* Exercise goal *
Below is a listing. Quote from it, exactly, the lines from the one containing "Generate a Python" down to the one containing "fig = plt.figure(figsize=(W", both ends included, and nothing else.

Stored items from a collection:
%%

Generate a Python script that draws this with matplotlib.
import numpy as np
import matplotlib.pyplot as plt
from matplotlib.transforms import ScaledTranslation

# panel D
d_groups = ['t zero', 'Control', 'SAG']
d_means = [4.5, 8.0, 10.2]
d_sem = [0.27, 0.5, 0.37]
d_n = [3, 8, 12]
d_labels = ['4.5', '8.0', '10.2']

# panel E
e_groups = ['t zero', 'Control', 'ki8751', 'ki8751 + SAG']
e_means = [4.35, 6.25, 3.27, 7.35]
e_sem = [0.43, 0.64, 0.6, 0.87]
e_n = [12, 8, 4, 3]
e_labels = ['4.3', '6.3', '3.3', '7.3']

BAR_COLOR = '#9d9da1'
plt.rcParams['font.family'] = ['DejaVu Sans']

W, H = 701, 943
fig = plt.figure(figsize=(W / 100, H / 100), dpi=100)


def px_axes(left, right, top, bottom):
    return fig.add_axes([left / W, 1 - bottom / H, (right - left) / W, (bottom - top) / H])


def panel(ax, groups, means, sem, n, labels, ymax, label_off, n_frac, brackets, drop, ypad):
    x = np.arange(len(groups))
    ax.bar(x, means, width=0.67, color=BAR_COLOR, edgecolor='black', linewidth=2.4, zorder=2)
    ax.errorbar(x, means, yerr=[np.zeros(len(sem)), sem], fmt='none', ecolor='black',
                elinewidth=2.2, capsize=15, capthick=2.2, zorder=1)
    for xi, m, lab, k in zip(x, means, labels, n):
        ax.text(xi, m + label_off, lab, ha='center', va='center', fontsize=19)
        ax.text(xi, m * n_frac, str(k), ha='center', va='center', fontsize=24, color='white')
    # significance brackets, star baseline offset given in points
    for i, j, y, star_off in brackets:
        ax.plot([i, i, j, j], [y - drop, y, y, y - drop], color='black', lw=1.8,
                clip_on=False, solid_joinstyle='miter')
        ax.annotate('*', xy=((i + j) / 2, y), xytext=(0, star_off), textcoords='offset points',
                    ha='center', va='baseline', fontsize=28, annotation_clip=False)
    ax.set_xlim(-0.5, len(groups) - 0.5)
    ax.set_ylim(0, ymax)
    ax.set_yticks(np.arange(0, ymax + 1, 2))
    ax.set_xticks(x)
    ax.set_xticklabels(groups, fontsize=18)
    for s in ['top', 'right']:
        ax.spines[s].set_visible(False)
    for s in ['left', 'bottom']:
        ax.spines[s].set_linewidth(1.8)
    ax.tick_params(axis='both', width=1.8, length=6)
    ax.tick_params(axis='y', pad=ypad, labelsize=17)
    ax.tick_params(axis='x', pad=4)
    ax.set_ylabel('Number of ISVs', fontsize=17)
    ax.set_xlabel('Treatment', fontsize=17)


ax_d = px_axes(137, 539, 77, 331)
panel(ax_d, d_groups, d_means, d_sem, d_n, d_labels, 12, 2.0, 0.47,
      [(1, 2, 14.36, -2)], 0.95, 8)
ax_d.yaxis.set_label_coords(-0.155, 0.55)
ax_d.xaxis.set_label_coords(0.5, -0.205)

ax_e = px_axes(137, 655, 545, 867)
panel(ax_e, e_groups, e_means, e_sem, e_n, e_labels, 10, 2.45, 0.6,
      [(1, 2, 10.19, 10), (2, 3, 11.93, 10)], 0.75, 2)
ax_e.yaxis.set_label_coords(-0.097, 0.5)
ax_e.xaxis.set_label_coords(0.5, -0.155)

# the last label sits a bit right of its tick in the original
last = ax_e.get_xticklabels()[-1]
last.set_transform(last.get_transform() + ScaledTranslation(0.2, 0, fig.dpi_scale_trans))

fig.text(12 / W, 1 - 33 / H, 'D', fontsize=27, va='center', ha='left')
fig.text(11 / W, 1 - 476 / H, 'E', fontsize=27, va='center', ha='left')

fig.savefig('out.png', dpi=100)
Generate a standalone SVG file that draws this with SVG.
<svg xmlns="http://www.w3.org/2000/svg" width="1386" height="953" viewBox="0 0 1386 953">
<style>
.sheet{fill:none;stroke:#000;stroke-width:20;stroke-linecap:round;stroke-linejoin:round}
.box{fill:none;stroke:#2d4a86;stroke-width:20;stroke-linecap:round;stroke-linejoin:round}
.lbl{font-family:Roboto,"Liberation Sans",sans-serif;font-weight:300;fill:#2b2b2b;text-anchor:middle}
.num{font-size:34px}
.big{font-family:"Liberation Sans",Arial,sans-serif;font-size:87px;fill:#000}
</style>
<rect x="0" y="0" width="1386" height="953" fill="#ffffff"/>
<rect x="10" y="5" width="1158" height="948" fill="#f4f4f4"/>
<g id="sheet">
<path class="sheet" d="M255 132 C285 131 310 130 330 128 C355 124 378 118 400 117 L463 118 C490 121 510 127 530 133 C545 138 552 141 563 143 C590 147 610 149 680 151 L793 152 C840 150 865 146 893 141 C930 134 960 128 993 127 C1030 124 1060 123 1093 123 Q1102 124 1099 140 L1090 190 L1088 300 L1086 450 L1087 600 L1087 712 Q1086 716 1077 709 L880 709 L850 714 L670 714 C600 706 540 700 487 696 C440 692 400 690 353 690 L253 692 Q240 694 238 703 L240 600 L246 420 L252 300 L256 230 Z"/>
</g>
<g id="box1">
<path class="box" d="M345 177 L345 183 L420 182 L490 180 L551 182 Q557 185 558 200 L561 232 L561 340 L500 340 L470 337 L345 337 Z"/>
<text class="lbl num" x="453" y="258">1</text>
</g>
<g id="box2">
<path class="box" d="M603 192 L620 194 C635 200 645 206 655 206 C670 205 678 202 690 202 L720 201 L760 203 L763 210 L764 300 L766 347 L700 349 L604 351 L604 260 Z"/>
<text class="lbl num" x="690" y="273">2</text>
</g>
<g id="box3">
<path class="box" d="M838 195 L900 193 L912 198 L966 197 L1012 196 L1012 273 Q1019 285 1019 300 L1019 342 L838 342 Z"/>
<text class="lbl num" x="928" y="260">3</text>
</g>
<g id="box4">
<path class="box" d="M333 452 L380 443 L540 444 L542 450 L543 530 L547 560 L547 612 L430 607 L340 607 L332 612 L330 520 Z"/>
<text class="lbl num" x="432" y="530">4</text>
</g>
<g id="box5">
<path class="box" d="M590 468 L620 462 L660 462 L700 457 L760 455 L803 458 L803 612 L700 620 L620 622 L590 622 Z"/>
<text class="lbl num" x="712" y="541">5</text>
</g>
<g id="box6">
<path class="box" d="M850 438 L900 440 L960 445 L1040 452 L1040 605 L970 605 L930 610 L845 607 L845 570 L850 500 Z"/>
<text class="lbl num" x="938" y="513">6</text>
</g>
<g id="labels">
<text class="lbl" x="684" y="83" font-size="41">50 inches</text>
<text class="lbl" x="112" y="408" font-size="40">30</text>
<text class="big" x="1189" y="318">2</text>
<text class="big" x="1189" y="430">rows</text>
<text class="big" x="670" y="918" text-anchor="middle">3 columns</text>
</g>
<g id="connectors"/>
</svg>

%%
%%

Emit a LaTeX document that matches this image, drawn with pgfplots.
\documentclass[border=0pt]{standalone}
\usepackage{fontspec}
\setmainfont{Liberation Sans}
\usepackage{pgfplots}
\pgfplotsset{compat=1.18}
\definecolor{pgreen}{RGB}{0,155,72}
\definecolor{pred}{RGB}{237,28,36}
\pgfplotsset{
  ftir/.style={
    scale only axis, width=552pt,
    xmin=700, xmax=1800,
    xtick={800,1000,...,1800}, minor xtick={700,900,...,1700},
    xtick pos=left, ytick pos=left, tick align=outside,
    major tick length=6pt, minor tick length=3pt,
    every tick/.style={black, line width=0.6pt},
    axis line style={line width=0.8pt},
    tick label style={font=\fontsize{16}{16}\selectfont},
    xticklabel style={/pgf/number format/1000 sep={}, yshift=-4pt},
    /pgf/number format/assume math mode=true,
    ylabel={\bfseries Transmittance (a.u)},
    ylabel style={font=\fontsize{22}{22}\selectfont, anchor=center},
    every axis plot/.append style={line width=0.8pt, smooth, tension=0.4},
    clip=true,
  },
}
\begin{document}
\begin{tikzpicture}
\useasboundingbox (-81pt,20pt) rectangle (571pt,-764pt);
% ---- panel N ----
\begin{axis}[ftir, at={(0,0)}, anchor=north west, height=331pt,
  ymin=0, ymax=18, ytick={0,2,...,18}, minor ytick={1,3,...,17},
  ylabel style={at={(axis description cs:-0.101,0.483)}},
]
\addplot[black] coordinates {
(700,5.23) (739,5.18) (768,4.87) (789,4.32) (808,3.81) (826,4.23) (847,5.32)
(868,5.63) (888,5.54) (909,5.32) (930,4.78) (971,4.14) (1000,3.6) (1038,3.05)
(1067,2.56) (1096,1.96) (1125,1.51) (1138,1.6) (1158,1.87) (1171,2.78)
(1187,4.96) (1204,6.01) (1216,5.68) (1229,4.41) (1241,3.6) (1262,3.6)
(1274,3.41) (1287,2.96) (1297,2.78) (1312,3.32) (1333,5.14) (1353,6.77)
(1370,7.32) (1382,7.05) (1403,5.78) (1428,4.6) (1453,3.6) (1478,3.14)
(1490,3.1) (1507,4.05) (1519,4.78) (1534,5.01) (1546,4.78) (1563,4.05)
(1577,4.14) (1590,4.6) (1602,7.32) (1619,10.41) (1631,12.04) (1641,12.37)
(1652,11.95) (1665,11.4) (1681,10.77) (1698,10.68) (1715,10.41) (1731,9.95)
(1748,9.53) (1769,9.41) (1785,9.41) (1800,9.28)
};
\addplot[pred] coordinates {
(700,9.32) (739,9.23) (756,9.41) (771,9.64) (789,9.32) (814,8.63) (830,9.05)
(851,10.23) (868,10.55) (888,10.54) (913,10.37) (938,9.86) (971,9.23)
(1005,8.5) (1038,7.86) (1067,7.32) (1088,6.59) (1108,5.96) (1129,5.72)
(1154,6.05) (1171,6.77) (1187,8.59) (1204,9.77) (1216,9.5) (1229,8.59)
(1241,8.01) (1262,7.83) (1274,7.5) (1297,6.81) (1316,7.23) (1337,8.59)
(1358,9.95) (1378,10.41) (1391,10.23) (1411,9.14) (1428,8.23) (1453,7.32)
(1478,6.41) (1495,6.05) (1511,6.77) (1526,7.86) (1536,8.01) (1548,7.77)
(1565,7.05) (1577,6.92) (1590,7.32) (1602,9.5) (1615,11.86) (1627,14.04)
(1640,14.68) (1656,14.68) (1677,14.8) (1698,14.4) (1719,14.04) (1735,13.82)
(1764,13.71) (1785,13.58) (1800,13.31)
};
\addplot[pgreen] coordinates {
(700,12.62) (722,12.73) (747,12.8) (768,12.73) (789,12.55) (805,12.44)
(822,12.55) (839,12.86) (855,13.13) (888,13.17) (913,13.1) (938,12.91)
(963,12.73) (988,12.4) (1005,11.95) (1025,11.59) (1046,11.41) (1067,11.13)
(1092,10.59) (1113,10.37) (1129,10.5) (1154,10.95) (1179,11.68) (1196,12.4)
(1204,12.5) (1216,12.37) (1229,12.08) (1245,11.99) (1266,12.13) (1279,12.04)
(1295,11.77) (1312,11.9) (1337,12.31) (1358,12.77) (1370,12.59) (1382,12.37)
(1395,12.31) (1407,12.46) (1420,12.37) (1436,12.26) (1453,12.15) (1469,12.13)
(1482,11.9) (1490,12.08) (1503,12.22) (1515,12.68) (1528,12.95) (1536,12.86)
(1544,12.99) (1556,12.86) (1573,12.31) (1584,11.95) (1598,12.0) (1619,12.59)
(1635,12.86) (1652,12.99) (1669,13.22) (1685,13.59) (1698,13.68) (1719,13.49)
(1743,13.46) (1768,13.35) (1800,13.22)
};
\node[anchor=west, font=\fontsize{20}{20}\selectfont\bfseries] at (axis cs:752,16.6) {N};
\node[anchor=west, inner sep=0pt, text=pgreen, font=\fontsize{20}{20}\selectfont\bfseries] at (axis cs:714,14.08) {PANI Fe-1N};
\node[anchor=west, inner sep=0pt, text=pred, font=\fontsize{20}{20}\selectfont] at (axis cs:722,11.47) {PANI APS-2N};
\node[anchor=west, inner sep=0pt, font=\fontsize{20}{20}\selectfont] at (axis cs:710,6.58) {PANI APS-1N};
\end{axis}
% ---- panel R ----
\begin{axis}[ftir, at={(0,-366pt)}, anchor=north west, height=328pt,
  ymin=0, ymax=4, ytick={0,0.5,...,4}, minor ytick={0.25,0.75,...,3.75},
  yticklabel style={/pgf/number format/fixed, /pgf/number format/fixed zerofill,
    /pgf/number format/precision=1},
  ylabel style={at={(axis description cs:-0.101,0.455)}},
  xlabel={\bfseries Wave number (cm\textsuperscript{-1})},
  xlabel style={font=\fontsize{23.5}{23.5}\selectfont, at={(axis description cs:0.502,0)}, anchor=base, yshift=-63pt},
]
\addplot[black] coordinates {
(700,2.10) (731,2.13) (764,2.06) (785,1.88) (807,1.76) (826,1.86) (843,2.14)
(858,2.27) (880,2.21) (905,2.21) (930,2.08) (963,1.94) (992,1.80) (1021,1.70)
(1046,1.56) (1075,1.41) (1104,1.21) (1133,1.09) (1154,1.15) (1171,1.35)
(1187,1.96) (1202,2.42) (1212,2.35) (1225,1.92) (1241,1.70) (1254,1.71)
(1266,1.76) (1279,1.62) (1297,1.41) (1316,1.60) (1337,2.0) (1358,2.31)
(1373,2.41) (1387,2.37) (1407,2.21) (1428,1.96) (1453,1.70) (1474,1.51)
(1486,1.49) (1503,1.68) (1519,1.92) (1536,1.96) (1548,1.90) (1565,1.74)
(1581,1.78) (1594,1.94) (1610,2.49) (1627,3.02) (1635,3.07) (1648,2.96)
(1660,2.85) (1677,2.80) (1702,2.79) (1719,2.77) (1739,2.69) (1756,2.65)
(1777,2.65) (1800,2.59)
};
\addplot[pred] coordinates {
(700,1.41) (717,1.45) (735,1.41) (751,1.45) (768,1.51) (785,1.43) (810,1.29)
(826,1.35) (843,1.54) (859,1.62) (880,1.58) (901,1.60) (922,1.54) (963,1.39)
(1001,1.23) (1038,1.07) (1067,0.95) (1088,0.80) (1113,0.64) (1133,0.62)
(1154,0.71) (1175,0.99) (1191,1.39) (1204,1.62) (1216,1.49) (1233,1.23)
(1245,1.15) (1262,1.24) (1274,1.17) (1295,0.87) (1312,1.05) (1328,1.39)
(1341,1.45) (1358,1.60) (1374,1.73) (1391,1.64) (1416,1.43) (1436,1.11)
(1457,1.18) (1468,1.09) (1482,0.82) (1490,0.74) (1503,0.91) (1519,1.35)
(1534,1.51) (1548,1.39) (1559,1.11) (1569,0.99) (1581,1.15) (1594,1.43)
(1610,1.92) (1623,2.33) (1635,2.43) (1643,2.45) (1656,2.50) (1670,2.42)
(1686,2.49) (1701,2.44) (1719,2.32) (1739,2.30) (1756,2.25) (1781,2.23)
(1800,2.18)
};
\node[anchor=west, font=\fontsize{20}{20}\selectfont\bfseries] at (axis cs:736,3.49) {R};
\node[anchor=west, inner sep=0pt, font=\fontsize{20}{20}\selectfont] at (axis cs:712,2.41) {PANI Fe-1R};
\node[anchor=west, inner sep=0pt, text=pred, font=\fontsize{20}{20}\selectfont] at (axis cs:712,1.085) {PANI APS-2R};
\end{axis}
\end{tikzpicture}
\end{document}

%%

* Output *
Generate a Python script that draws this with matplotlib.
import numpy as np
import matplotlib.pyplot as plt
from matplotlib.transforms import ScaledTranslation

# panel D
d_groups = ['t zero', 'Control', 'SAG']
d_means = [4.5, 8.0, 10.2]
d_sem = [0.27, 0.5, 0.37]
d_n = [3, 8, 12]
d_labels = ['4.5', '8.0', '10.2']

# panel E
e_groups = ['t zero', 'Control', 'ki8751', 'ki8751 + SAG']
e_means = [4.35, 6.25, 3.27, 7.35]
e_sem = [0.43, 0.64, 0.6, 0.87]
e_n = [12, 8, 4, 3]
e_labels = ['4.3', '6.3', '3.3', '7.3']

BAR_COLOR = '#9d9da1'
plt.rcParams['font.family'] = ['DejaVu Sans']

W, H = 701, 943
fig = plt.figure(figsize=(W / 100, H / 100), dpi=100)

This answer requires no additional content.